Check each line for the string "this". Give only the count of lines that have it.

**Entries**
══════════════════════════════
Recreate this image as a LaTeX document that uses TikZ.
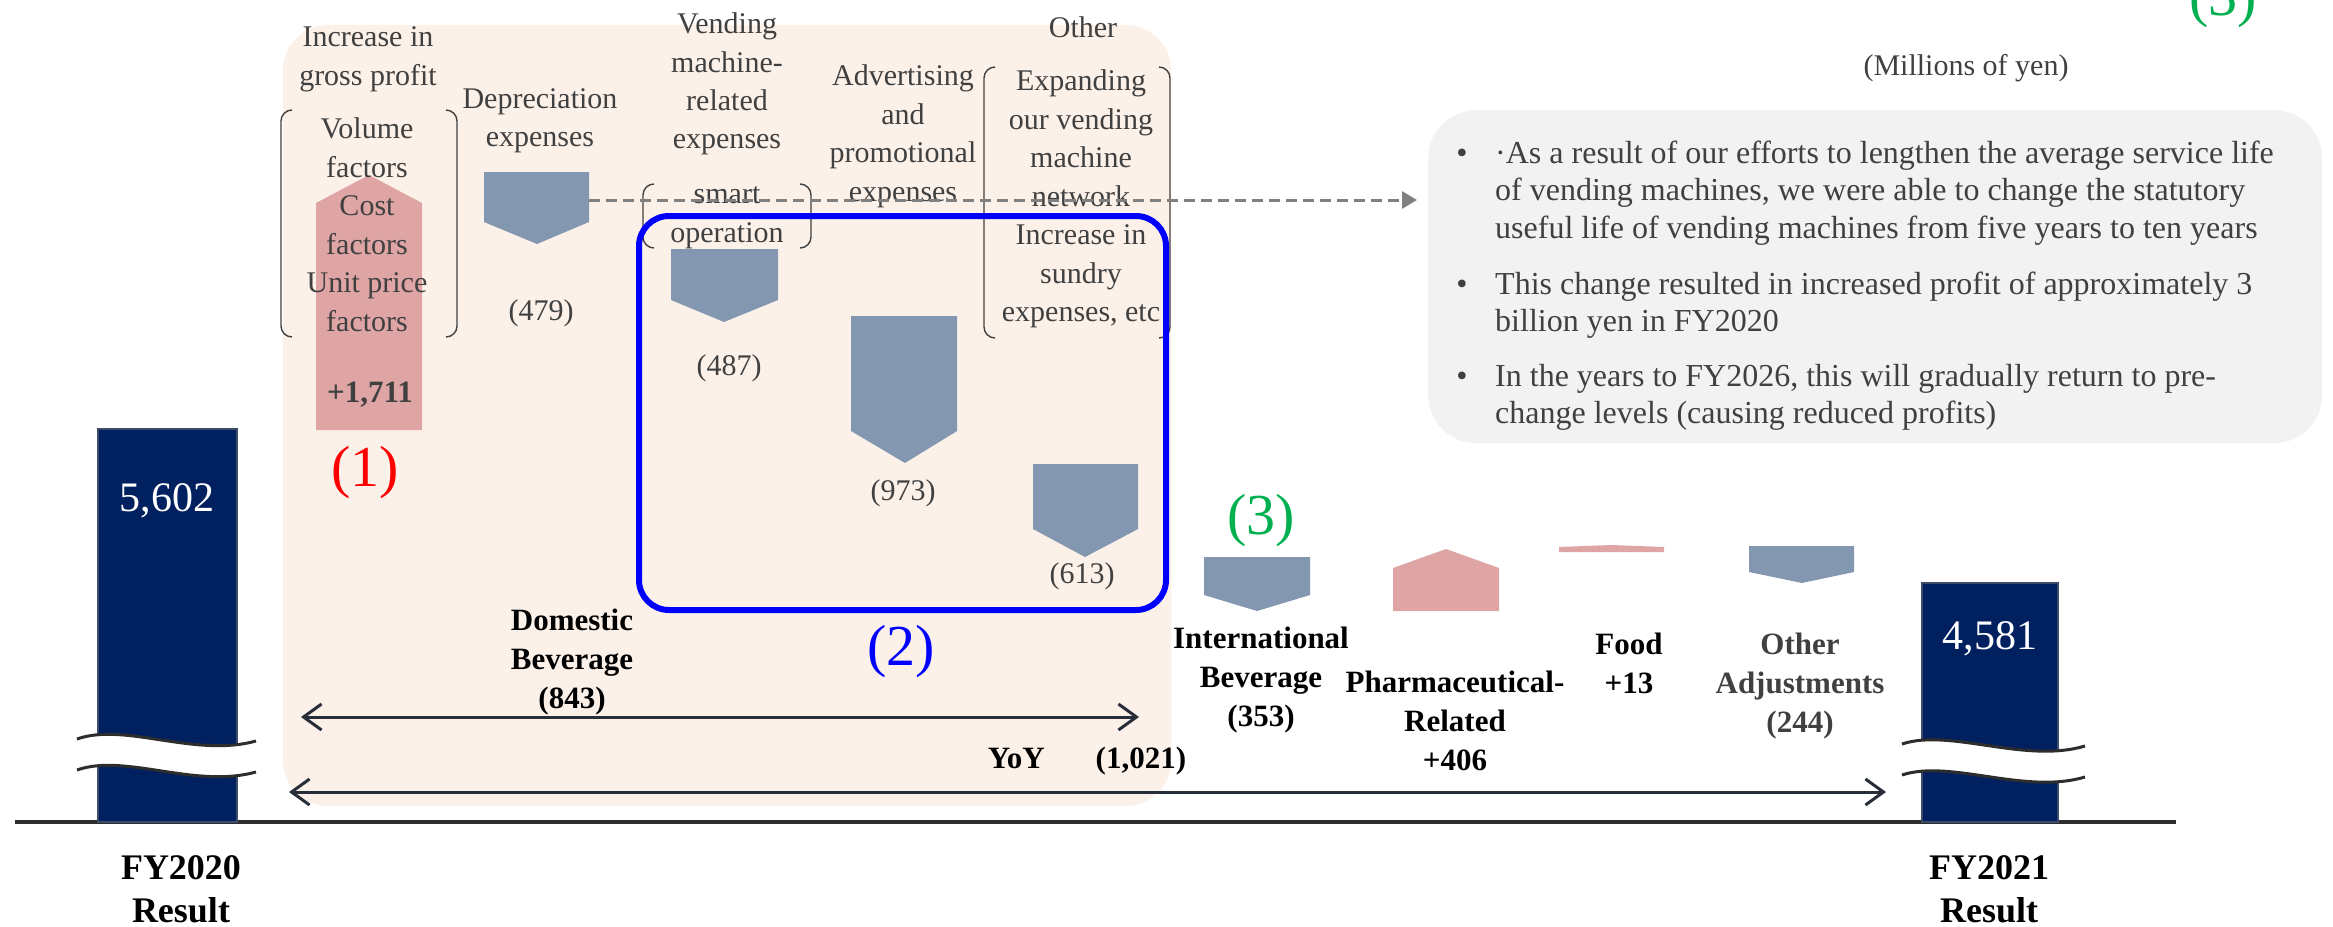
══════════════════════════════
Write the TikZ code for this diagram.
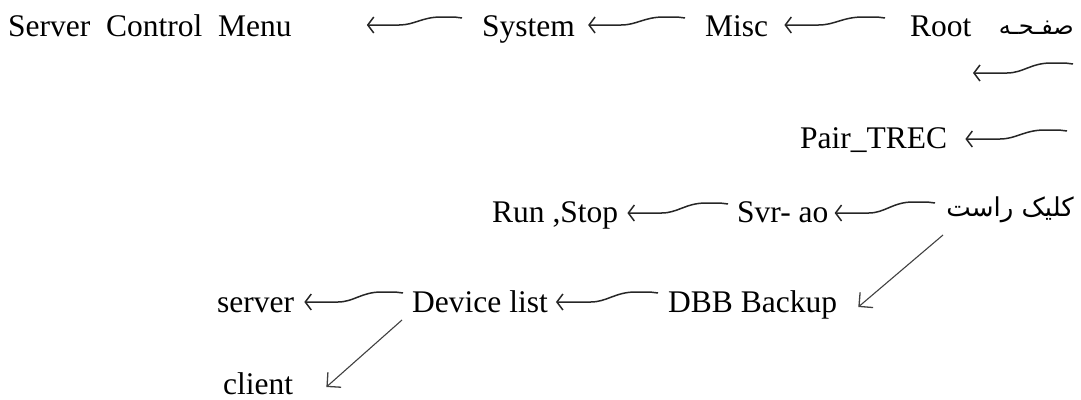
══════════════════════════════
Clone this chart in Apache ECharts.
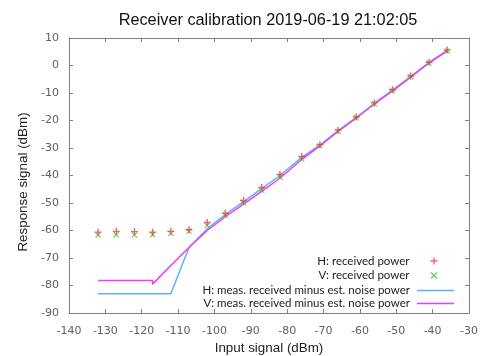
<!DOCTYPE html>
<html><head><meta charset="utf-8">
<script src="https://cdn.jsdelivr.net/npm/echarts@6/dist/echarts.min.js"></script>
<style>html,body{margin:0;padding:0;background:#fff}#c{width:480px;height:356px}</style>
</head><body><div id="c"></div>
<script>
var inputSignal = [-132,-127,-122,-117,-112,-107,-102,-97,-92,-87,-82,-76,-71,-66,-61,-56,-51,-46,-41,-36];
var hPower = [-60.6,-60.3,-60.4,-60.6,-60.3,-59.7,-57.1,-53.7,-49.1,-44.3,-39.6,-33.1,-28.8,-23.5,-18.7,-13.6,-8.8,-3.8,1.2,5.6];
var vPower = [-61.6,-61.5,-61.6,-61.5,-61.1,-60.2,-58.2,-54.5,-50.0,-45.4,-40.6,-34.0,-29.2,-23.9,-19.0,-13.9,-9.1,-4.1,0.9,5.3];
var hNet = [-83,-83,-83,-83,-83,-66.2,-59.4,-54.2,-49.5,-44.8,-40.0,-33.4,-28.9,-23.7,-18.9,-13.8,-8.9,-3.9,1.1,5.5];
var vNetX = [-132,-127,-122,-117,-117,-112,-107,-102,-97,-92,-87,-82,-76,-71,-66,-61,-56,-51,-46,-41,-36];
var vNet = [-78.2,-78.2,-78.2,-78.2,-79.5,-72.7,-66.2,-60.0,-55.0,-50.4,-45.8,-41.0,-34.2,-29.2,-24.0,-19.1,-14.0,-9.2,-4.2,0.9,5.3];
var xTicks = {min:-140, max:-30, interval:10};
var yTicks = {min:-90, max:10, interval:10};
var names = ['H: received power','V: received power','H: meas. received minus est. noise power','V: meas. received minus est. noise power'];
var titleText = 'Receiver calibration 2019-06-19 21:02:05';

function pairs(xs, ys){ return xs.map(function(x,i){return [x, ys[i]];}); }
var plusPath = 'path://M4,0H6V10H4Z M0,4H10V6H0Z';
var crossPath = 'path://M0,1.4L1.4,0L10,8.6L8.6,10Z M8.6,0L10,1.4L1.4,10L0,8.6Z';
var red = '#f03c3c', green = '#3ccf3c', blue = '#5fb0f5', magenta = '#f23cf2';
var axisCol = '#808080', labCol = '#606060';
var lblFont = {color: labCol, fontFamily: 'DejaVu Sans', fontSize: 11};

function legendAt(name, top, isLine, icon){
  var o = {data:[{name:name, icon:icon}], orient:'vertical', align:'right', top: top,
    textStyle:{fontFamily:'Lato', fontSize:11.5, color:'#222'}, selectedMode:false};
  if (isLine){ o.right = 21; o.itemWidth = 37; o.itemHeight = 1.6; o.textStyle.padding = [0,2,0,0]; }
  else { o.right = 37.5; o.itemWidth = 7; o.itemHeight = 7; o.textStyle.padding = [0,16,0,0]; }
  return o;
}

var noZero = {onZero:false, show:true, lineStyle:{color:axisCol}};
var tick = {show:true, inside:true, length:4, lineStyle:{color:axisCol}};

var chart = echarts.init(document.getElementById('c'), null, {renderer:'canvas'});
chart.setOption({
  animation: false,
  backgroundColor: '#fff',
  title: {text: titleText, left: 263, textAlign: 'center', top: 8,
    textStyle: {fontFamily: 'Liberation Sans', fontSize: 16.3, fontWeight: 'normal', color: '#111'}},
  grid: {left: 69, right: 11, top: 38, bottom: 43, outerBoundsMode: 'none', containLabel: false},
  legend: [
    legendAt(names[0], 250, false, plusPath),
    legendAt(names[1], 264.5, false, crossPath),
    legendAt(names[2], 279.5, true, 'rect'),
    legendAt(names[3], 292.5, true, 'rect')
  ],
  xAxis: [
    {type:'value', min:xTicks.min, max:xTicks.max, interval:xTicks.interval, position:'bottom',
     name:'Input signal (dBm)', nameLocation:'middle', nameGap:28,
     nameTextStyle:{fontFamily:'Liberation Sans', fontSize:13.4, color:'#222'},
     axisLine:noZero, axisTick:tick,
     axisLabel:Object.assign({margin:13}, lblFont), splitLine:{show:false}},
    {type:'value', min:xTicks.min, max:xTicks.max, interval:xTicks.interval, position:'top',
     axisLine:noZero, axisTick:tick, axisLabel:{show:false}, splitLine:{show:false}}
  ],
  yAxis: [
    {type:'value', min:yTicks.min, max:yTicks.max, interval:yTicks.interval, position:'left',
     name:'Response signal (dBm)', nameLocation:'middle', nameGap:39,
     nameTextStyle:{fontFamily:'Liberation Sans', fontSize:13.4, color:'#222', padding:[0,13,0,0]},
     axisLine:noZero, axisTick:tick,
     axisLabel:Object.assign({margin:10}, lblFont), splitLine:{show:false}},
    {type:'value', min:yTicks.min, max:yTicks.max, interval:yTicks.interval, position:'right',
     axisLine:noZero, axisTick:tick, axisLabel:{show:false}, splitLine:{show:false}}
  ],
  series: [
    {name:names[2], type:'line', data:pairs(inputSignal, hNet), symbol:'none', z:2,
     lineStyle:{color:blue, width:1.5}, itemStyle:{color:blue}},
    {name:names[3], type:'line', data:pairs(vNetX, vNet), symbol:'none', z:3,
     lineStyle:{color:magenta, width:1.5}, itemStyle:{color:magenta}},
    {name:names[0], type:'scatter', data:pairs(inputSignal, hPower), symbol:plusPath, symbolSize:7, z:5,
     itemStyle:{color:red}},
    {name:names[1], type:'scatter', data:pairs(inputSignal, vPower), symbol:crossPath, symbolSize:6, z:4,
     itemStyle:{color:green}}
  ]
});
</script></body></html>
══════════════════════════════
**Response below**
3